Date
25 March 2017
CK Hutchison says a takeover by its subsidiary Three of O2 would be followed by a five-year price freeze for consumers. Photo: techradar.com
CK Hutchison says a takeover by its subsidiary Three of O2 would be followed by a five-year price freeze for consumers. Photo: techradar.com

O2 takeover will be good for consumers: CK Hutchison

Tycoon Li Ka-shing’s right-hand man defended to European regulators a proposed US$15 billion deal to buy British mobile-phone operator O2, The Wall Street Journal reported.

Canning Fok Kin-ning, managing director of CK Hutchison Holdings Ltd. (00001.HK), said the combination of O2 and Three, the Hong Kong-based conglomerate’s British carrier, would be followed by a five-year price freeze for consumers.

He said the combined firm would invest £5 billion (US$7.3 billion) in the business over the same period.

Fok said Li’s flagship company would allow competitors to buy fractional ownership stakes in its British mobile network, instead of having to buy wholesale network capacity.

This would cut out the middleman and allow competitors on CK Hutchison’s mobile network to offer lower prices to consumers.

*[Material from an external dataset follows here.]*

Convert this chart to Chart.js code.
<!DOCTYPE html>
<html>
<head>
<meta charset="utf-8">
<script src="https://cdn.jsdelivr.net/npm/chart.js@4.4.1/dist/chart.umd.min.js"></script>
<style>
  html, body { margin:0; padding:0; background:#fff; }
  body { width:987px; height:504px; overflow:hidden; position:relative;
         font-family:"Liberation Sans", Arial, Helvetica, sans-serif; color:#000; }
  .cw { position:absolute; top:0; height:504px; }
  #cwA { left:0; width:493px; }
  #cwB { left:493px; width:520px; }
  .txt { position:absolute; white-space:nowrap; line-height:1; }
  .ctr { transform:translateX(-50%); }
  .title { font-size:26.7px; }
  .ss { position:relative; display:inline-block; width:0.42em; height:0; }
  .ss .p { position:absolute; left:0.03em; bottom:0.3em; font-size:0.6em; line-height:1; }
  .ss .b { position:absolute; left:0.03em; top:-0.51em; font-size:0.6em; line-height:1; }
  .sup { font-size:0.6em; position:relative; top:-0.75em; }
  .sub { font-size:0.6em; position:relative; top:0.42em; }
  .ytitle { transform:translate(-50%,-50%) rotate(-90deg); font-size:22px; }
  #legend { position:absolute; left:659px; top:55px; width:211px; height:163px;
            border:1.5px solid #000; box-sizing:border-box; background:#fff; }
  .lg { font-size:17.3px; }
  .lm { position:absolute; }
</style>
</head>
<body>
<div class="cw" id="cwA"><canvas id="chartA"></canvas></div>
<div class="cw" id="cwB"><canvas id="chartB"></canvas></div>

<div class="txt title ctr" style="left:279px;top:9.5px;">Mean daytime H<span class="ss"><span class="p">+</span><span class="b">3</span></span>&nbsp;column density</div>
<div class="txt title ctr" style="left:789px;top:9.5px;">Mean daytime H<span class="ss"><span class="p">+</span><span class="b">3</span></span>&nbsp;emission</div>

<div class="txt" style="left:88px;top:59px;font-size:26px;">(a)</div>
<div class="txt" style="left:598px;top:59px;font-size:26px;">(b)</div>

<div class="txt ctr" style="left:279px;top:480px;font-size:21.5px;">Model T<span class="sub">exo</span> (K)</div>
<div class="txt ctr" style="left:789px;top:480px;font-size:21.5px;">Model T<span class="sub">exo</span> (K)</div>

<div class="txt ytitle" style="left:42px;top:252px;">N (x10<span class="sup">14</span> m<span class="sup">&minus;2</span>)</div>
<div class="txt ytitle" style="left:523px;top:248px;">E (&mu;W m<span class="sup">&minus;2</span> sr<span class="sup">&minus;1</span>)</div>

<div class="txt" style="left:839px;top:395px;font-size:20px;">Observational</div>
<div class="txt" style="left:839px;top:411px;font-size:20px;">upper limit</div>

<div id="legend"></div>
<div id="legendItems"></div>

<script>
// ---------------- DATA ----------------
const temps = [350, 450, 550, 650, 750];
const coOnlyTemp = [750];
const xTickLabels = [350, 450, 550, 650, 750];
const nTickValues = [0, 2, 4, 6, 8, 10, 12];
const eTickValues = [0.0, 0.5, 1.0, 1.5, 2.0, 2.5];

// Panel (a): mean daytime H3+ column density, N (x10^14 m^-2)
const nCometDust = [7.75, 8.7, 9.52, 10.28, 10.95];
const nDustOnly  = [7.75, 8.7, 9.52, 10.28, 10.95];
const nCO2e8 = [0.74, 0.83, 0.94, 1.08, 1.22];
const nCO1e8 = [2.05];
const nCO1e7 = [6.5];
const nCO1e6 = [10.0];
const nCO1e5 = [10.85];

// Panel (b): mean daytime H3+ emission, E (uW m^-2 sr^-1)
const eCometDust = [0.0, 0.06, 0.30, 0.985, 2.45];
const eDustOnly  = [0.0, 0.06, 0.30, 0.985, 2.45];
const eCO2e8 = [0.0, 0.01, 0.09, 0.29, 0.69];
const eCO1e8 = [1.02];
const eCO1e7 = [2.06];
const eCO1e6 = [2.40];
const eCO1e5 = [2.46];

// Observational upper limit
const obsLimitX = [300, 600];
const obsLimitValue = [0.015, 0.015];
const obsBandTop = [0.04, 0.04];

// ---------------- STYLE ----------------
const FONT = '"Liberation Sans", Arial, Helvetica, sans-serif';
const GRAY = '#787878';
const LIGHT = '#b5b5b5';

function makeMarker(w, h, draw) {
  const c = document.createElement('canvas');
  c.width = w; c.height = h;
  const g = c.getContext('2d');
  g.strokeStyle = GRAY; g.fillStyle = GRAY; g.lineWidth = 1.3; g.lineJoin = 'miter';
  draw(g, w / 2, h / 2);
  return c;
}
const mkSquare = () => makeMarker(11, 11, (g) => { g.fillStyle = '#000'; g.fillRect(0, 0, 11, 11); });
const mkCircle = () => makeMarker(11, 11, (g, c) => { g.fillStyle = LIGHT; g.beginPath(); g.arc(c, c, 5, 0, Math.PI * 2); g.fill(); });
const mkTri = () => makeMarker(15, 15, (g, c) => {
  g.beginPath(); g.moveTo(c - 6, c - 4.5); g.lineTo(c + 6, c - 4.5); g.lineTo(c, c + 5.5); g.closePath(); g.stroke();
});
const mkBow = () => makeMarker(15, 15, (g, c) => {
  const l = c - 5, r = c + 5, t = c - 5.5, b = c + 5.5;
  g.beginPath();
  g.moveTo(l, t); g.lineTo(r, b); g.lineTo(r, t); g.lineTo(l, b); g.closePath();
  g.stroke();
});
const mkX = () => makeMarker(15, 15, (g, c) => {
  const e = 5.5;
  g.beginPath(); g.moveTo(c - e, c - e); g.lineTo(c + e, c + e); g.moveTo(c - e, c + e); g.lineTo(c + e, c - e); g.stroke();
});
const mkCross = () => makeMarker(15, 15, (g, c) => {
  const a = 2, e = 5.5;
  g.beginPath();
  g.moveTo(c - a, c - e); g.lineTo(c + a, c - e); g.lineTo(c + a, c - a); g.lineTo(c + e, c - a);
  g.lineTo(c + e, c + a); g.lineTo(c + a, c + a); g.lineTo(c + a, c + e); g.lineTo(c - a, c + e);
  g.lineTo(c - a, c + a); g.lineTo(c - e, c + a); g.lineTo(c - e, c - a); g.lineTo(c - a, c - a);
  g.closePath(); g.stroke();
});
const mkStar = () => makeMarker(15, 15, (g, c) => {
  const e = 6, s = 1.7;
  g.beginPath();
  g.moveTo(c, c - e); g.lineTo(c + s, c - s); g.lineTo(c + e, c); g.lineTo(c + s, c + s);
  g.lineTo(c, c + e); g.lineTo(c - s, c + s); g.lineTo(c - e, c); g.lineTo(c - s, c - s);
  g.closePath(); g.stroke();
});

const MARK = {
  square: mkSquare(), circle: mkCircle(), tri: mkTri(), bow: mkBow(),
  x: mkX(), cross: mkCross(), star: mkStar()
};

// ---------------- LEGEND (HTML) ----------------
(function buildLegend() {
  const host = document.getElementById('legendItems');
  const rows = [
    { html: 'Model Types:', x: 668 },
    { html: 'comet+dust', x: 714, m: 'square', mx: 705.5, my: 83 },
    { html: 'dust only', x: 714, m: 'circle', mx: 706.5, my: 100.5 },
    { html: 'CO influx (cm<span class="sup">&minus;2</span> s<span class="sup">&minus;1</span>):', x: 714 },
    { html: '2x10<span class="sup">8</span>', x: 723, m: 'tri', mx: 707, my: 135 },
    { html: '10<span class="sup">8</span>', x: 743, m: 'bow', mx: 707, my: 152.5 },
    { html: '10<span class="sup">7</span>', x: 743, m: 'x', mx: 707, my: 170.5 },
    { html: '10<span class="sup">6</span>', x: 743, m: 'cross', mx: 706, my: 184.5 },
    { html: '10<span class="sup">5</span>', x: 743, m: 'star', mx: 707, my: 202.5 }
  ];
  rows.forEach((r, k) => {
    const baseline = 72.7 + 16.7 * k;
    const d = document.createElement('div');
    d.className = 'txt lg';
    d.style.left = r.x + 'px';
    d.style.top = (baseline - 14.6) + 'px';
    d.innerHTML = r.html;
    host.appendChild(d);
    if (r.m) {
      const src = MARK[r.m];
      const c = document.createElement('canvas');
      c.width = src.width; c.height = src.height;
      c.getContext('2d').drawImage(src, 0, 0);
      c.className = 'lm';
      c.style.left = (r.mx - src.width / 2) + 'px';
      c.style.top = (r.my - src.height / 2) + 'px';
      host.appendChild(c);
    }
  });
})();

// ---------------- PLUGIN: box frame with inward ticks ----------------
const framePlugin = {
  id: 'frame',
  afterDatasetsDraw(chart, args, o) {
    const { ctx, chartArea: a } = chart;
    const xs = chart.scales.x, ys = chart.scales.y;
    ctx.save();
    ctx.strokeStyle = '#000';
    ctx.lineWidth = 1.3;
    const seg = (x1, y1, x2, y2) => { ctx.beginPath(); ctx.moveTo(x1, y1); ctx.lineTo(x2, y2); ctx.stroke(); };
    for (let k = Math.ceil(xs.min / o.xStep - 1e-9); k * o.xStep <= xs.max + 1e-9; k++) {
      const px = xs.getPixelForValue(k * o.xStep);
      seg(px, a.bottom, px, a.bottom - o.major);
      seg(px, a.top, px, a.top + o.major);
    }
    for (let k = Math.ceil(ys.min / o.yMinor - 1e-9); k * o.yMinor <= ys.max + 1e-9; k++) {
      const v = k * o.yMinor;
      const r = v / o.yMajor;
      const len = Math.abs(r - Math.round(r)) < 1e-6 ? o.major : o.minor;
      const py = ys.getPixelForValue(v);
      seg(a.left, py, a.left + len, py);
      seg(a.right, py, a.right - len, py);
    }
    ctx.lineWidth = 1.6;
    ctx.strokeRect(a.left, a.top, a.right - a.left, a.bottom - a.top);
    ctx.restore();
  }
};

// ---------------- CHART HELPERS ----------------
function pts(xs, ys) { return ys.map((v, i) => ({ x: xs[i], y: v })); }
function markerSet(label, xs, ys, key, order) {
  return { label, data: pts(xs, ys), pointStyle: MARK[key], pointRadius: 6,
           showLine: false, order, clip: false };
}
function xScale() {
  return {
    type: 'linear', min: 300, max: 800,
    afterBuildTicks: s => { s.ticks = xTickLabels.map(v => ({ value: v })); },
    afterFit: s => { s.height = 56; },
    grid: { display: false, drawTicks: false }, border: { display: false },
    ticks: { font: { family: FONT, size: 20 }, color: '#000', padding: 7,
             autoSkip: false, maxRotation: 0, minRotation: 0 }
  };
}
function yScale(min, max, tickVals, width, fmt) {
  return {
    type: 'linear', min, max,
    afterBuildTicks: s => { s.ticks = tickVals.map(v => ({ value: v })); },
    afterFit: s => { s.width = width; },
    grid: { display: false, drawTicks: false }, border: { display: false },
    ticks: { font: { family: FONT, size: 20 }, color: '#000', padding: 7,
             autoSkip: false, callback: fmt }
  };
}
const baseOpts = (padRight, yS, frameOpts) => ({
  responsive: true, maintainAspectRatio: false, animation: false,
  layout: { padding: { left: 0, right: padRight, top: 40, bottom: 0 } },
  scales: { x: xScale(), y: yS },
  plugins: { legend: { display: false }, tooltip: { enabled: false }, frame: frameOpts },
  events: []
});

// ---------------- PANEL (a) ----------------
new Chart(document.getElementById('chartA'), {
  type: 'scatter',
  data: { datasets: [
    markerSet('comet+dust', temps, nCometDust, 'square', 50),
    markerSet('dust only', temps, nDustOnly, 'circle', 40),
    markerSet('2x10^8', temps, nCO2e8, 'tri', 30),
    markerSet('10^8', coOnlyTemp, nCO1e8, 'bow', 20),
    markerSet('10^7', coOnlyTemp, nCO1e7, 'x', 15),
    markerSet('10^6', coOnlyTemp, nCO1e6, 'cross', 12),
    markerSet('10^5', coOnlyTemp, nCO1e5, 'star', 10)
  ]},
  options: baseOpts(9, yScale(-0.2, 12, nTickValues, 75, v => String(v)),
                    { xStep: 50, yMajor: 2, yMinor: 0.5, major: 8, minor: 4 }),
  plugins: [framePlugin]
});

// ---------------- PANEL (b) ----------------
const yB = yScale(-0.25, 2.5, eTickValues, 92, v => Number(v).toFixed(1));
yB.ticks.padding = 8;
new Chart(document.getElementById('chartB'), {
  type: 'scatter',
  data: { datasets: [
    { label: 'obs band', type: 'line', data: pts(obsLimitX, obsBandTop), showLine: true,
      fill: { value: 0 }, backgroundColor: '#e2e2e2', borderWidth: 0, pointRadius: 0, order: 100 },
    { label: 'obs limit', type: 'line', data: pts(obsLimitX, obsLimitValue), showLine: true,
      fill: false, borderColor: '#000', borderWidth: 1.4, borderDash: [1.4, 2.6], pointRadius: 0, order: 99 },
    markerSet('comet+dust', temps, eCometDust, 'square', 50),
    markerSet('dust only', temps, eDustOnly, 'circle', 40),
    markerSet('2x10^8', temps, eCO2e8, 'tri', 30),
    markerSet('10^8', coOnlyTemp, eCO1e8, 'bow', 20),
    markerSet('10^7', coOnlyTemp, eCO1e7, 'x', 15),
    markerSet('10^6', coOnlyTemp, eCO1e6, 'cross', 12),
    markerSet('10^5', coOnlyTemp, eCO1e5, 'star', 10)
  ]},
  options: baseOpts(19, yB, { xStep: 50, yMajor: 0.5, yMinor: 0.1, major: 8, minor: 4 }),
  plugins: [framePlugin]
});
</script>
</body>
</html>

“CK Hutchison’s move is the opening salvo in what is likely to be a long and intense period of negotiation with the European Commission,” Kester Mann, an analyst at CCS Insight, wrote in a note.

“Today’s announcement is the first step, but it is unlikely to appease [the commission’s] competition chief, Margrethe Vestager, who has adopted a hard-line on in-market mergers.”

Last week, the chief executive of British telecommunications regulator Ofcom warned that the proposed merger could raise prices for consumers and hurt competition among British mobile carriers.